Schily macht Kollegen fassungslos

Das Justizministerium hält wesentliche Teile des Anti-Terror-Pakets für unverhältnismäßig oder unzulässig. Außerdem verdächtigen andere Ressorts den Bundesinnenminister, gar nicht gewollt zu haben, dass der Entwurf geprüft wird

von JEANNETTE GODDAR

Vierzehn Tage nachdem Innenminister Otto Schily (SPD) sein zweites Anti-Terror-Paket in Eile geschnürt und den Kabinettskollegen zur schleunigen Verabschiedung unterbreitet hat, hat das Justizministerium (BMJ) in ungewohnter Deutlichkeit darauf reagiert: Nach Einschätzung des BMJ sind nicht nur einzelne, sondern ganz wesentliche Teile des Pakets verfassungsrechtlich bedenklich, unverhältnismäßig, unzulässig oder stehen gar im Widerspruch zu rechtsstaatlichen Prinzipien. Selbst eine gesunde Portion Zynismus erlaubt sich die 32-seitige Stellungnahme des Justizressorts: Im Hinblick auf den Titel des Pakets, der „Terrorismusbekämpfungsgesetz“ laute, scheine es doch „angeraten, den Gesetzentwurf auch tatsächlich auf Maßnahmen zur Bekämpfung des Terrorismus zu beschränken“.
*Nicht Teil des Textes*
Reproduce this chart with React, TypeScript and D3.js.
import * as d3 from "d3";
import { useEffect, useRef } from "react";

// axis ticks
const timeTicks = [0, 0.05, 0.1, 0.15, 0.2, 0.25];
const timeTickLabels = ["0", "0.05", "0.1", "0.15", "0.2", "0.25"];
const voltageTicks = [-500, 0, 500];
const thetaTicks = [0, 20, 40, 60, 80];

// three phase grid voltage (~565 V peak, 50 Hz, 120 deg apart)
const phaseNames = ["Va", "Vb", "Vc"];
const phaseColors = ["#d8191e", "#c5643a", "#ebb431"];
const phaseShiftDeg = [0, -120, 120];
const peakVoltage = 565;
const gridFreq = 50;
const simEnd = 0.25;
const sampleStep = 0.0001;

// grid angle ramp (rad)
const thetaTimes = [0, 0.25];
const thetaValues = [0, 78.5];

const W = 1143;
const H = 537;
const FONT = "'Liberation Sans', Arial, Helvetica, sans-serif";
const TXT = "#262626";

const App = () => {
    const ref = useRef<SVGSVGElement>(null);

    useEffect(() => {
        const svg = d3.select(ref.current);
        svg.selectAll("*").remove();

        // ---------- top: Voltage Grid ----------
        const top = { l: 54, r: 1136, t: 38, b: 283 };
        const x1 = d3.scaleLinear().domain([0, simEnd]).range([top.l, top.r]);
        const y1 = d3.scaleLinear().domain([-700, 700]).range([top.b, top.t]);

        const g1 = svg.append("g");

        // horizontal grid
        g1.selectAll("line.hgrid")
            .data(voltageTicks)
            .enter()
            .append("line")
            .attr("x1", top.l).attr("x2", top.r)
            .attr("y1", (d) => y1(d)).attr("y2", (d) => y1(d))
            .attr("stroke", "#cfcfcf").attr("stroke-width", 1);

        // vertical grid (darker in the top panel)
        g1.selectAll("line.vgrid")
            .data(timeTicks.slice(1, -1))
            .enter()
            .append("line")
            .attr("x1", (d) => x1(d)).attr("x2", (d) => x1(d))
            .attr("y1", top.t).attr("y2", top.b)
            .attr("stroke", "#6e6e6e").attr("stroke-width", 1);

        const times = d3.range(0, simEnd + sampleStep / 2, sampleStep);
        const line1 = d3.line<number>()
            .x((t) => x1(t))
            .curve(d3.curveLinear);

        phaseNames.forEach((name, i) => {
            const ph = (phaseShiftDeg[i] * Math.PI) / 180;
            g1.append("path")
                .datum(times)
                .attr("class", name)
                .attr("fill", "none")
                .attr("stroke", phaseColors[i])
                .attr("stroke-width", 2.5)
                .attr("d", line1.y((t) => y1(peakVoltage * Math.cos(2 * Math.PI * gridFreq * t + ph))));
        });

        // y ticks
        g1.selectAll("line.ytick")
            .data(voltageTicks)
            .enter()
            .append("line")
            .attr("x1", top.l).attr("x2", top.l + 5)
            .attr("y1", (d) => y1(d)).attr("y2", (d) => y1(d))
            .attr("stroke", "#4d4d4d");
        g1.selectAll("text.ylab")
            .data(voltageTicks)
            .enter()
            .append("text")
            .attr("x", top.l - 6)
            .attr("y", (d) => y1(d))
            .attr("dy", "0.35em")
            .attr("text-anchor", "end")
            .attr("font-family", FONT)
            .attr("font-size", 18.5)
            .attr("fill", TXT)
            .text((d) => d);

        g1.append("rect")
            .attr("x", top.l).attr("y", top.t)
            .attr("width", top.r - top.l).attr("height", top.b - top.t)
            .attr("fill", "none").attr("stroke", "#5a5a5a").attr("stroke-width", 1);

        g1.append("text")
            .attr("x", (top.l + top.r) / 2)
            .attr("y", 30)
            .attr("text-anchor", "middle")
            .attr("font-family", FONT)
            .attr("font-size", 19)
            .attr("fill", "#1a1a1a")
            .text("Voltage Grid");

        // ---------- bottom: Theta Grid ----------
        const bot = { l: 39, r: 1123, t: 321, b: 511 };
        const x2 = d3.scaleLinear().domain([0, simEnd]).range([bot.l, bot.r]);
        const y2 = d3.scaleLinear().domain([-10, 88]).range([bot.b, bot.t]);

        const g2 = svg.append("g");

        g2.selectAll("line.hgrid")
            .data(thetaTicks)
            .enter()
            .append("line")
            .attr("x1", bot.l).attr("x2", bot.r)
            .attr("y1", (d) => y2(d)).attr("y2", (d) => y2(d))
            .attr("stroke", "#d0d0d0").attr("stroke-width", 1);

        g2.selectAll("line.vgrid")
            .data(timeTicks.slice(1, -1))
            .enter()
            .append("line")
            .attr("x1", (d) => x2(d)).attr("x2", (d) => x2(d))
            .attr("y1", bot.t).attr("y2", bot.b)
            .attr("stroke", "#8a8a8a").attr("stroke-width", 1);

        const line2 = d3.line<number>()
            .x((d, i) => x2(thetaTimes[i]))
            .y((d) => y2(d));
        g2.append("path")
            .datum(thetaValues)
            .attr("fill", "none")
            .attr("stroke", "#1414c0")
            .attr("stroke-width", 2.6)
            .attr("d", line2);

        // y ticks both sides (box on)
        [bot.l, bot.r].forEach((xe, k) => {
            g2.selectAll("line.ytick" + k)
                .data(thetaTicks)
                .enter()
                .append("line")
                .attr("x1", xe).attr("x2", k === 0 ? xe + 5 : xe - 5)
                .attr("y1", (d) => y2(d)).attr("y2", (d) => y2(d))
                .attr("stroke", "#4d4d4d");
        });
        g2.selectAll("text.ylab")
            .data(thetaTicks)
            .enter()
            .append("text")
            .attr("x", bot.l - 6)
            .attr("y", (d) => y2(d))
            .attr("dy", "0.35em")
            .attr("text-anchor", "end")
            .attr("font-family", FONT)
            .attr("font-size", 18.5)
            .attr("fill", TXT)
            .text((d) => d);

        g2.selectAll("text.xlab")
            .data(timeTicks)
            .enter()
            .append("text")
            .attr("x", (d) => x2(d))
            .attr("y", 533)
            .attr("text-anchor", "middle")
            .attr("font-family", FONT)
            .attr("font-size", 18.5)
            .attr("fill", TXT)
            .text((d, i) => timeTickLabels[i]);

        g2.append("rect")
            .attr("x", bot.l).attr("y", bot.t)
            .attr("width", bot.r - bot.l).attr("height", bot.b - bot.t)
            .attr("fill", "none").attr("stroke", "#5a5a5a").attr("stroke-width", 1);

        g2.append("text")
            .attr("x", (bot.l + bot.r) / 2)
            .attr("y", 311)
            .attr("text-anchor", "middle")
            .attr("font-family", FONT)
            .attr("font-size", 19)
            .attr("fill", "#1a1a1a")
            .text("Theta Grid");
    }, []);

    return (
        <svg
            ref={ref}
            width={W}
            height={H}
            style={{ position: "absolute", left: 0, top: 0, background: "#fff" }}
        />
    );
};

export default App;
Im Einzelnen moniert das Papier, das der taz vorliegt, in etwa die Punkte, die auch schon von Datenschützern, Ausländer- und Bürgerrechtlern kritisiert wurden: Die vorgesehene Speicherung von Daten und Fingerabdrücken von Asylbewerbern über einen Zeitraum von zehn Jahren sei „zweifelhaft“. Bei den vorgesehenen Erweiterungen der Datenverarbeitungsmöglichkeiten im Ausländerrecht bestünde die Gefahr einer „unzulässigen verdachtsunabhängigen Vorratsspeicherung“. Was die von Schily geplante Aufnahme der Religionszugehörigkeit ins Ausländerzentralregister angehe, sei diese mit dem Grundgesetz nicht vereinbar – und wenn, dann nur mit „Einwilligung der Betroffenen“.

Rundweg abgelehnt wird von den Juristen auch die geplante Erleichterung von Abschiebungen bereits bei einem Verdacht und auch in Länder, in denen die Todesstrafe gilt: Ein umfassender Rechtsschutz wäre „illusorisch“, so heißt es, wenn „die Verwaltungsbehörden irreparable Maßnahmen durchführten, bevor die Gerichte deren Rechtmäßigkeit geprüft haben“. Generell fordert das BMJ, die geplanten Änderungen des Ausländer- und Asylverfahrensgesetzes insbesondere vor dem Hintergrund „der Beachtung des Grundsatzes der Verhältnismäßigkeit zum Schutz des Rechts auf informationelle Selbstbestimmung“ zu überarbeiten.

Unhaltbar ist nach Ansicht des Justizministeriums aber auch die von Otto Schily geplante „beinahe uferlose Ausweitung der Zuständigkeit des Bundeskriminalamtes“. Verdachtsunabhängige Ermittlungen sowie „Datensammlungen auf Vorrat“ seien „verfassungsrechtlich unzulässig“, heißt es. Auch dass der Verfassungsschutz Informationen von Banken, Post und Fluggesellschaften einholen dürfen soll, sei „problematisch“.

Das BMJ-Papier wirft aber nicht nur inhaltlich, sondern auch wegen seiner Übermittlung an die Öffentlichkeit ein bezeichnendes Licht auf die Unzufriedenheit mit Schilys Vorgehen unter seinen Kollegen. In „verschiedenen Ministerien mit nahen Berührungspunkten“ sei man „fassungslos“ gewesen, verlautet es aus einem derselben. Dass ein Minister einen Referentenentwurf am Freitag vorlege und am Montag von der Staatsekretärsrunde beraten lassen wolle, habe es „so noch nicht gegeben“. Hätte Kanzleramtschef Walter Steinmeier das Anti-Terror-Paket II nicht wieder zurückgezogen, hätte es innerhalb von höchstens zehn Tagen „durch das Kabinett gepeitscht“ werden sollen. „Die einhellige Ansicht in den übrigen Ressorts lautete: Das Bundesinnenministerium will nicht, dass sein Gesetzentwurf geprüft wird“, konstatiert ein daran beteiligter Mitarbeiter eines Ministeriums. Der nun angepeilte Kabinettstermin ist der 7. November. Bis dahin dürfte die Liste der Änderungswünsche lang geworden sein.